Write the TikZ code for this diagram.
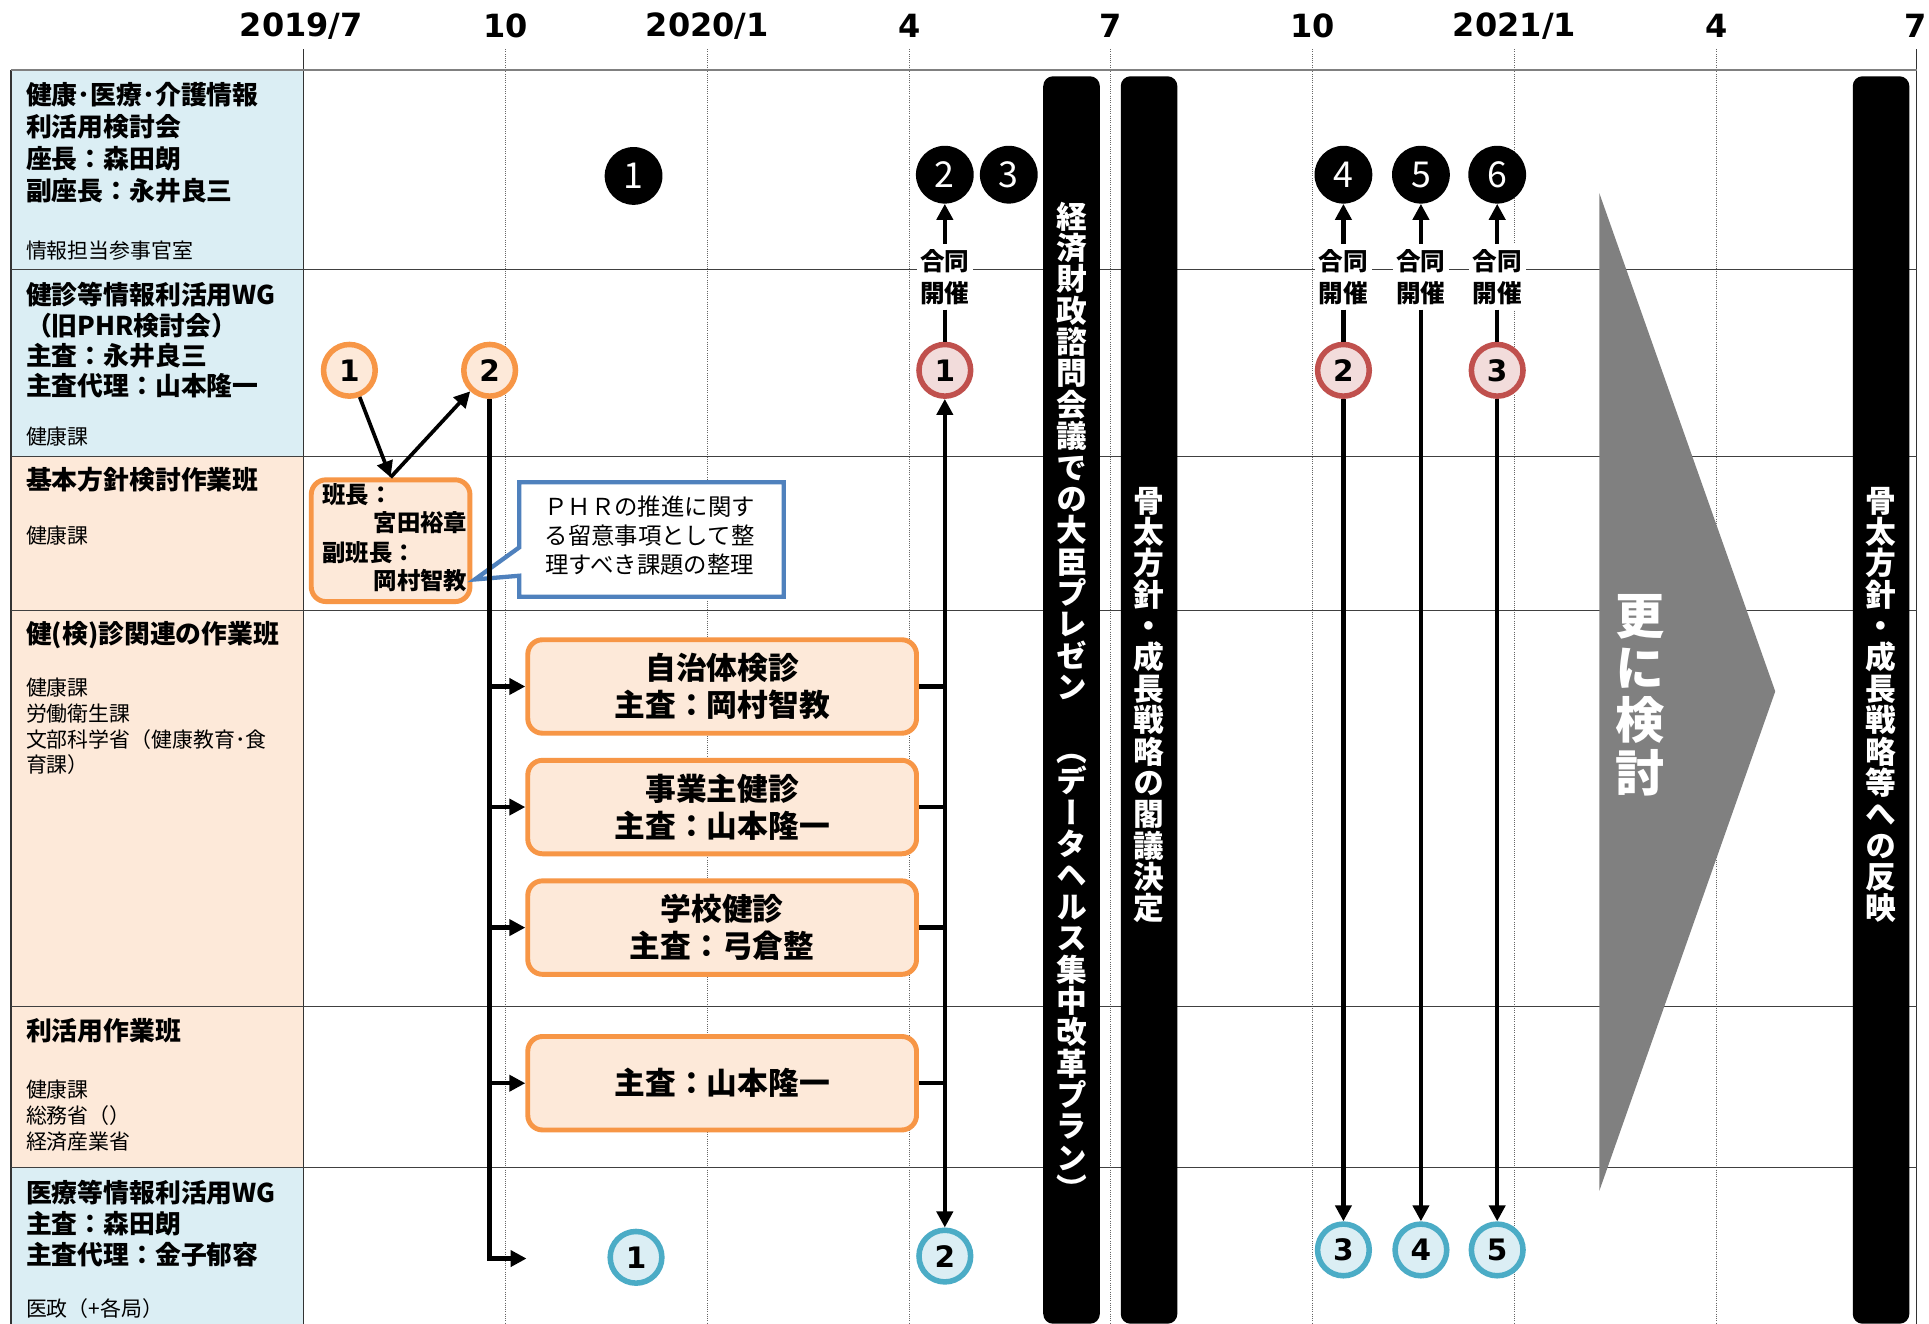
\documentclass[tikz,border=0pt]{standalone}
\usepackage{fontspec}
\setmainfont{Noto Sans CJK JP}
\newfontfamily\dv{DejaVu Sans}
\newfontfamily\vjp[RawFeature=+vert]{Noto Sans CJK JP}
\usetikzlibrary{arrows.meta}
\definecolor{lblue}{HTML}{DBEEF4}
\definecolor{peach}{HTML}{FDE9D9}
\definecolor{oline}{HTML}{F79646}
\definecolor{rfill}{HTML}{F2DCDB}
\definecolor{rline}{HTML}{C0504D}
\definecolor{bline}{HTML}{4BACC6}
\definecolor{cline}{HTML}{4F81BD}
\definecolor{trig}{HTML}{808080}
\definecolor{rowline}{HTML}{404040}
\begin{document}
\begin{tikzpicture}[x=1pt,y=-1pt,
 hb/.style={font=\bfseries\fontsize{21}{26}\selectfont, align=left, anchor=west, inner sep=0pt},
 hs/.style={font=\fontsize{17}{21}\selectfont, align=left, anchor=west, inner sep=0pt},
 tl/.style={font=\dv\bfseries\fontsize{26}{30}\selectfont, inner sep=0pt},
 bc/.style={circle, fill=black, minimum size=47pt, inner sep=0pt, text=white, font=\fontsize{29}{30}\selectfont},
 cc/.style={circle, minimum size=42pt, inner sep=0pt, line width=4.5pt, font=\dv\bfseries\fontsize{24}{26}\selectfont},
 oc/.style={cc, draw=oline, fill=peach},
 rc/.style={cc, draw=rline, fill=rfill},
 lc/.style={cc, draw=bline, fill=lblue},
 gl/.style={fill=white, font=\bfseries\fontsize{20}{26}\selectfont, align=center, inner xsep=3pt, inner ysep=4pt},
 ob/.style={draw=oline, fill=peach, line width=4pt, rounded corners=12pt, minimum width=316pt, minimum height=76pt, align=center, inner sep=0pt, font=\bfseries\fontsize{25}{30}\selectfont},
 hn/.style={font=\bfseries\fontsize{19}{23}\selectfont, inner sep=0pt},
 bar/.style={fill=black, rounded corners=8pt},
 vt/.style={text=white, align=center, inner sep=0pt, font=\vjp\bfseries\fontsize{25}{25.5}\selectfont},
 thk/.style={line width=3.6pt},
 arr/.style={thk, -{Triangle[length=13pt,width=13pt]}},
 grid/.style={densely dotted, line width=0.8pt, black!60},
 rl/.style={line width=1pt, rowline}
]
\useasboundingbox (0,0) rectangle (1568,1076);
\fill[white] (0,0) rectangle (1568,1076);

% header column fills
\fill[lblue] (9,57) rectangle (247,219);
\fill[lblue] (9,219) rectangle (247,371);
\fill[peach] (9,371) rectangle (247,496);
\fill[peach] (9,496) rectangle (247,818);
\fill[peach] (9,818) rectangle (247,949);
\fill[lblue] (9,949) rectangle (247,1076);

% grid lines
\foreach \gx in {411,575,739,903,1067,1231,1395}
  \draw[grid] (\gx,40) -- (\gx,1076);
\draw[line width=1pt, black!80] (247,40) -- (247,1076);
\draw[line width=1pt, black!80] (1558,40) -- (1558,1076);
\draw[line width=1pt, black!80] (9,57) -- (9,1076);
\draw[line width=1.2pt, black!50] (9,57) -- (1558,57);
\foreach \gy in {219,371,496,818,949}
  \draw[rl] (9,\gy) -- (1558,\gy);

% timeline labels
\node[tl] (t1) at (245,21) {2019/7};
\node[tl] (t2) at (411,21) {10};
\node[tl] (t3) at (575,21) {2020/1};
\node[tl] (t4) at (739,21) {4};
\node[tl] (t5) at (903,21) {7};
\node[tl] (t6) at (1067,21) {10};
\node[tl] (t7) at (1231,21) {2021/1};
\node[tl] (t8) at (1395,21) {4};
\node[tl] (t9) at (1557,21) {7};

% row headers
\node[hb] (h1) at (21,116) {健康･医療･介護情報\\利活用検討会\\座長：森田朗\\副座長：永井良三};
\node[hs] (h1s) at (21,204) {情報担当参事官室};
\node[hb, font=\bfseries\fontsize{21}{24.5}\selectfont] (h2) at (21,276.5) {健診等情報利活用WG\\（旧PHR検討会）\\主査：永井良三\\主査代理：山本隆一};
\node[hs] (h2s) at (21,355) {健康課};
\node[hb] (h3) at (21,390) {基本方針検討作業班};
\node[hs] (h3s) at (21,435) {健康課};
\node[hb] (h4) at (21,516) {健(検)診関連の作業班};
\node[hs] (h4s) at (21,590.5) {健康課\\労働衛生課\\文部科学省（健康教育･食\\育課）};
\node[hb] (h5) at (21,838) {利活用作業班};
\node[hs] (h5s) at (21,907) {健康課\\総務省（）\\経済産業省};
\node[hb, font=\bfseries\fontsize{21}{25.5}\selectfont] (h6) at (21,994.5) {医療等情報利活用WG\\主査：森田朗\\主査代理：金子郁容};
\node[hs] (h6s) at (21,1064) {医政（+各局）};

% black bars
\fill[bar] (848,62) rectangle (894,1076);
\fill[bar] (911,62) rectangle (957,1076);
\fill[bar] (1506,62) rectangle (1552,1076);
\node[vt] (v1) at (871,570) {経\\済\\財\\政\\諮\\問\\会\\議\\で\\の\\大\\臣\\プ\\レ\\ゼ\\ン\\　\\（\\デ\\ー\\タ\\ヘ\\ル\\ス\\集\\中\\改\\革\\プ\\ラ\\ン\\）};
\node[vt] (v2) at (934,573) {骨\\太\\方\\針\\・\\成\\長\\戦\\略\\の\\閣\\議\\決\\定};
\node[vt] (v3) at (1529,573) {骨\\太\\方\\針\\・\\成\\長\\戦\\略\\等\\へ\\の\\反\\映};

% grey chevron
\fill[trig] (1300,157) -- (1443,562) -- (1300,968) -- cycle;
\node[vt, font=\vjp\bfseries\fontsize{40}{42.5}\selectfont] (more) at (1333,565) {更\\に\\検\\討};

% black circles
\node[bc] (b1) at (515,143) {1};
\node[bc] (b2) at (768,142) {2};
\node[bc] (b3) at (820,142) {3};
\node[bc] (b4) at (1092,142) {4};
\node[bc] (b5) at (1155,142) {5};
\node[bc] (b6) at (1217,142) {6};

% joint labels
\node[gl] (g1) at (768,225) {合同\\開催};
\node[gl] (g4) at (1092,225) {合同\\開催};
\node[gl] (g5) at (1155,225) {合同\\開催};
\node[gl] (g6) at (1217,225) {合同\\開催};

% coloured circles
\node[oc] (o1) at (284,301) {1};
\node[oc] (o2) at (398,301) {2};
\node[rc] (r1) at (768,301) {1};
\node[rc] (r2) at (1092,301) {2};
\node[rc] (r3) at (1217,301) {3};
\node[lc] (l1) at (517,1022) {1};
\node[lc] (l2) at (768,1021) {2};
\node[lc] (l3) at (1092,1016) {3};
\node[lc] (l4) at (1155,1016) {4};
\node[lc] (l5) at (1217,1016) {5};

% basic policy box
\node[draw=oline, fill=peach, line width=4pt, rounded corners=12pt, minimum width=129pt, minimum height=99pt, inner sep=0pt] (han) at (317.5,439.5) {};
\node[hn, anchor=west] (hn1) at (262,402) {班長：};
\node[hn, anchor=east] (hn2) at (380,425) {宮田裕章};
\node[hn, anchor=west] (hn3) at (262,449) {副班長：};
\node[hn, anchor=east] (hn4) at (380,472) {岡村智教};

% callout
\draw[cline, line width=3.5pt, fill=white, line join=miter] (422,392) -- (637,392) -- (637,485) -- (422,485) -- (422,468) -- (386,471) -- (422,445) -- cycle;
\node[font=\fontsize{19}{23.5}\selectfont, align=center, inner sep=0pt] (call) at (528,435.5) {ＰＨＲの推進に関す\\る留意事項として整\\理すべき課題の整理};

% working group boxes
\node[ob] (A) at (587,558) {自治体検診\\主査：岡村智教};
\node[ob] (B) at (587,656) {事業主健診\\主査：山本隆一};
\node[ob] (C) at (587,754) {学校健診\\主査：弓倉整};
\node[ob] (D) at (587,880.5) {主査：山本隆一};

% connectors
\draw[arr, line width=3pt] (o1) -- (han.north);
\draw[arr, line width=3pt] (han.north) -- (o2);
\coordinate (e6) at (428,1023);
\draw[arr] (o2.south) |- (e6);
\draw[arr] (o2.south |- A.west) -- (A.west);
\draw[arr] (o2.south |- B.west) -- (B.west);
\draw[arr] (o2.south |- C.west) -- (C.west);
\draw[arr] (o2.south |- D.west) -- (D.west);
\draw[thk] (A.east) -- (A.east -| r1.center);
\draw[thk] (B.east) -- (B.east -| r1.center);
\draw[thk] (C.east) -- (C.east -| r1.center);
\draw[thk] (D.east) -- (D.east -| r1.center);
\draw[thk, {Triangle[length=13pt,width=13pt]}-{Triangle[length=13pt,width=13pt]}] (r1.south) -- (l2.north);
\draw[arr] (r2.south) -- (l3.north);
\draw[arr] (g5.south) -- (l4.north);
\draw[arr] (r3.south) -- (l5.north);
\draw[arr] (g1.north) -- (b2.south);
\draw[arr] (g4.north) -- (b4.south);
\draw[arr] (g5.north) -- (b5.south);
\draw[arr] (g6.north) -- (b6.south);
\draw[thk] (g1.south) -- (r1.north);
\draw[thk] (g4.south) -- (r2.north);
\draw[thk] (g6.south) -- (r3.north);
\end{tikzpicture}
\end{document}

========================

> What is being asked
Leave out any pictures, please, and quote only the lines from the top of the data through the line that contains "(9,949) rectangle (247,1076);".

> Task answer
Write the TikZ code for this diagram.
\documentclass[tikz,border=0pt]{standalone}
\usepackage{fontspec}
\setmainfont{Noto Sans CJK JP}
\newfontfamily\dv{DejaVu Sans}
\newfontfamily\vjp[RawFeature=+vert]{Noto Sans CJK JP}
\usetikzlibrary{arrows.meta}
\definecolor{lblue}{HTML}{DBEEF4}
\definecolor{peach}{HTML}{FDE9D9}
\definecolor{oline}{HTML}{F79646}
\definecolor{rfill}{HTML}{F2DCDB}
\definecolor{rline}{HTML}{C0504D}
\definecolor{bline}{HTML}{4BACC6}
\definecolor{cline}{HTML}{4F81BD}
\definecolor{trig}{HTML}{808080}
\definecolor{rowline}{HTML}{404040}
\begin{document}
\begin{tikzpicture}[x=1pt,y=-1pt,
 hb/.style={font=\bfseries\fontsize{21}{26}\selectfont, align=left, anchor=west, inner sep=0pt},
 hs/.style={font=\fontsize{17}{21}\selectfont, align=left, anchor=west, inner sep=0pt},
 tl/.style={font=\dv\bfseries\fontsize{26}{30}\selectfont, inner sep=0pt},
 bc/.style={circle, fill=black, minimum size=47pt, inner sep=0pt, text=white, font=\fontsize{29}{30}\selectfont},
 cc/.style={circle, minimum size=42pt, inner sep=0pt, line width=4.5pt, font=\dv\bfseries\fontsize{24}{26}\selectfont},
 oc/.style={cc, draw=oline, fill=peach},
 rc/.style={cc, draw=rline, fill=rfill},
 lc/.style={cc, draw=bline, fill=lblue},
 gl/.style={fill=white, font=\bfseries\fontsize{20}{26}\selectfont, align=center, inner xsep=3pt, inner ysep=4pt},
 ob/.style={draw=oline, fill=peach, line width=4pt, rounded corners=12pt, minimum width=316pt, minimum height=76pt, align=center, inner sep=0pt, font=\bfseries\fontsize{25}{30}\selectfont},
 hn/.style={font=\bfseries\fontsize{19}{23}\selectfont, inner sep=0pt},
 bar/.style={fill=black, rounded corners=8pt},
 vt/.style={text=white, align=center, inner sep=0pt, font=\vjp\bfseries\fontsize{25}{25.5}\selectfont},
 thk/.style={line width=3.6pt},
 arr/.style={thk, -{Triangle[length=13pt,width=13pt]}},
 grid/.style={densely dotted, line width=0.8pt, black!60},
 rl/.style={line width=1pt, rowline}
]
\useasboundingbox (0,0) rectangle (1568,1076);
\fill[white] (0,0) rectangle (1568,1076);

% header column fills
\fill[lblue] (9,57) rectangle (247,219);
\fill[lblue] (9,219) rectangle (247,371);
\fill[peach] (9,371) rectangle (247,496);
\fill[peach] (9,496) rectangle (247,818);
\fill[peach] (9,818) rectangle (247,949);
\fill[lblue] (9,949) rectangle (247,1076);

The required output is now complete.